Rock art, Letter, Co. Kerry
Co. Kerry |
Settlement Sites
On a north-east-facing slope of mountain heath in Letter, County Kerry, a low sandstone slab sits at 169 metres above sea level, looking out over the Behy River valley.
It is not a dramatic monument. At its tallest point it rises only 20 centimetres from the ground, and its decorated surface measures a little over 22 centimetres by 7 centimetres, roughly the size of a hand. What marks it out is a tight cluster of pickmarks pressed into the south-western area of the stone, each one between 7 and 9 millimetres across and 2 millimetres deep, very distinct against the otherwise smooth and fractured sandstone.
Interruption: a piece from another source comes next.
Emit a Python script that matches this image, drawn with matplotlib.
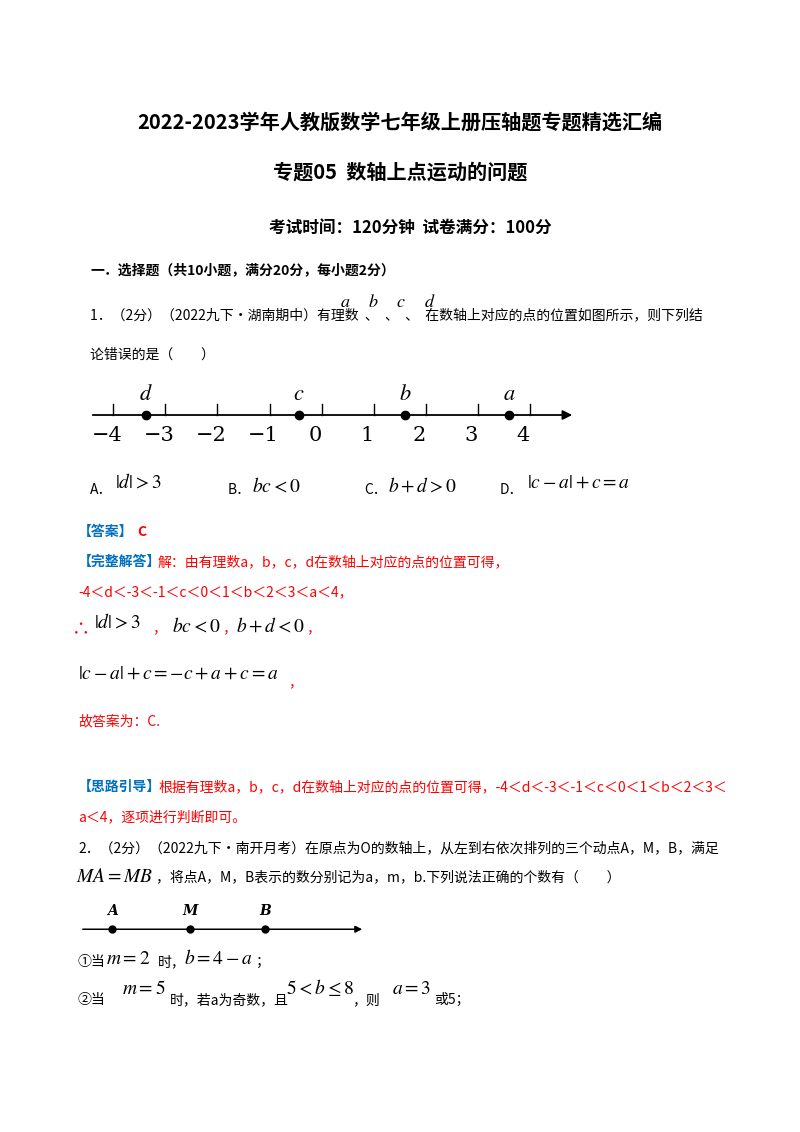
import matplotlib
matplotlib.use("Agg")
import matplotlib.pyplot as plt

plt.rcParams['font.family'] = ['Noto Sans CJK SC', 'DejaVu Sans']
plt.rcParams['mathtext.fontset'] = 'stix'

# data
ticks1 = [-4, -3, -2, -1, 0, 1, 2, 3, 4]
tick_labels1 = ['−4', '−3', '−2', '−1', '0', '1', '2', '3', '4']
point_names1 = ['d', 'c', 'b', 'a']
point_vals1 = [-3.37, -0.44, 1.6, 3.6]
point_names2 = ['A', 'M', 'B']
point_vals2 = [0.82, 2.82, 4.74]

RED = '#FF0000'
BLUE = '#0070C0'

fig = plt.figure(figsize=(8, 11.32), dpi=100)
bg = fig.add_axes([0, 0, 1, 1])
bg.set_xlim(0, 800); bg.set_ylim(1132, 0); bg.axis('off')

def t(x, y, s, size=10, **kw):
    bg.text(x, y, s, fontsize=size, va='center', **kw)

t(400, 122, '2022-2023学年人教版数学七年级上册压轴题专题精选汇编', 14.5, ha='center', weight='bold')
t(400, 172, '专题05  数轴上点运动的问题', 14.5, ha='center', weight='bold')
t(410, 228, '考试时间：120分钟  试卷满分：100分', 12, ha='center', weight='bold')
t(90, 270, '一．选择题（共10小题，满分20分，每小题2分）', 10, weight='bold')
t(90, 315, '1．（2分）（2022九下·湖南期中）有理数  、  、  、  在数轴上对应的点的位置如图所示，则下列结', 10)
for x, s in zip([340, 368, 396, 424], ['a', 'b', 'c', 'd']):
    t(x, 302, '$%s$' % s, 13)
t(90, 355, '论错误的是（　　）', 10)

# number line 1
ax1 = fig.add_axes([90/800, 1-450/1132, 485/800, 70/1132])
ax1.set_xlim(-4.45, 4.87); ax1.set_ylim(-1, 1); ax1.axis('off')
ax1.annotate('', xy=(4.87, 0), xytext=(-4.45, 0),
             arrowprops=dict(arrowstyle='-|>', color='black', lw=1.3, mutation_scale=14))
for v, lab in zip(ticks1, tick_labels1):
    ax1.plot([v, v], [0, 0.3], color='black', lw=1)
    ax1.text(v - 0.12, -0.6, lab, fontsize=15, ha='center', va='center', family='DejaVu Serif')
for n, v in zip(point_names1, point_vals1):
    ax1.plot(v, 0, 'o', color='black', ms=6)
    ax1.text(v, 0.6, '$%s$' % n, fontsize=16, ha='center', va='center')

t(90, 490, 'A．', 10); t(115, 482, r'$|d|>3$', 14)
t(228, 490, 'B．', 10); t(252, 486, r'$bc<0$', 14)
t(364, 490, 'C．', 10); t(388, 486, r'$b+d>0$', 14)
t(500, 490, 'D．', 10); t(527, 482, r'$|c-a|+c=a$', 14)

t(78, 532, '【答案】', 10, color=BLUE, weight='bold'); t(137, 532, 'C', 10, color=RED, weight='bold')
t(78, 562, '【完整解答】', 10, color=BLUE, weight='bold')
t(158, 562, '解：由有理数a，b，c，d在数轴上对应的点的位置可得，', 10, color=RED)
t(78, 592, '-4＜d＜-3＜-1＜c＜0＜1＜b＜2＜3＜a＜4，', 10, color=RED)
t(72, 630, '∴', 13, color=RED)
t(94, 622, r'$|d|>3$', 14); t(152, 628, '，', 10, color=RED)
t(172, 626, r'$bc<0$', 14); t(222, 628, '，', 10, color=RED)
t(236, 626, r'$b+d<0$', 14); t(306, 628, '，', 10, color=RED)
t(78, 673, r'$|c-a|+c=-c+a+c=a$', 14); t(288, 682, '，', 10, color=RED)
t(78, 721, '故答案为：C.', 10, color=RED)
t(78, 787, '【思路引导】', 10, color=BLUE, weight='bold')
t(158, 787, '根据有理数a，b，c，d在数轴上对应的点的位置可得，-4＜d＜-3＜-1＜c＜0＜1＜b＜2＜3＜', 10, color=RED)
t(78, 817, 'a＜4，逐项进行判断即可。', 10, color=RED)
t(78, 848, '2．（2分）（2022九下·南开月考）在原点为O的数轴上，从左到右依次排列的三个动点A，M，B，满足', 10)
t(76, 876, r'$MA=MB$', 14)
t(156, 877, '，将点A，M，B表示的数分别记为a，m，b.下列说法正确的个数有（　　）', 10)

# number line 2
ax2 = fig.add_axes([80/800, 1-945/1132, 285/800, 45/1132])
ax2.set_xlim(0.0, 7.3); ax2.set_ylim(-1, 1); ax2.axis('off')
ax2.annotate('', xy=(7.3, -0.3), xytext=(0.0, -0.3),
             arrowprops=dict(arrowstyle='-|>', color='black', lw=1.1, mutation_scale=10))
for n, v in zip(point_names2, point_vals2):
    ax2.plot(v, -0.3, 'o', color='black', ms=5)
    ax2.text(v, 0.5, n, fontsize=10, ha='center', va='center', style='italic', weight='bold',
             family='DejaVu Serif')

t(78, 962, '①当', 10); t(106, 959, r'$m=2$', 14); t(158, 962, '时，', 10)
t(184, 959, r'$b=4-a$', 14); t(256, 962, '；', 10)
t(78, 1000, '②当', 10); t(122, 988, r'$m=5$', 14); t(170, 1000, '时，若a为奇数，且', 10)
t(286, 988, r'$5<b\leq 8$', 14); t(352, 1000, '，则', 10); t(392, 988, r'$a=3$', 14); t(434, 1000, '或5；', 10)

fig.savefig('out.png', dpi=100)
Rock art of this kind, produced by prehistoric peoples who used a hard point to peck repeated marks into stone, is found across upland Ireland, though its precise purpose and meaning remain genuinely unresolved. The marks here are concentrated and deliberate, not scattered, which gives the cluster a purposeful quality that is hard to ignore.
The stone belongs to a wider scatter of rock art in this part of Kerry. A second example lies approximately 24 metres to the north-north-east, suggesting that this stretch of hillside was a place where people returned to, or at least passed through with some intention, during prehistory. The surrounding landscape reinforces that sense of deliberate placement. The site is overlooked by mountains stretching from the south-east around to the north-west, and the views down to the Behy River valley to the north-east are open and clear. Whether such vantage points mattered to the people who made these marks is impossible to say with certainty, but the combination of visibility and repeated human activity on this slope is worth sitting with.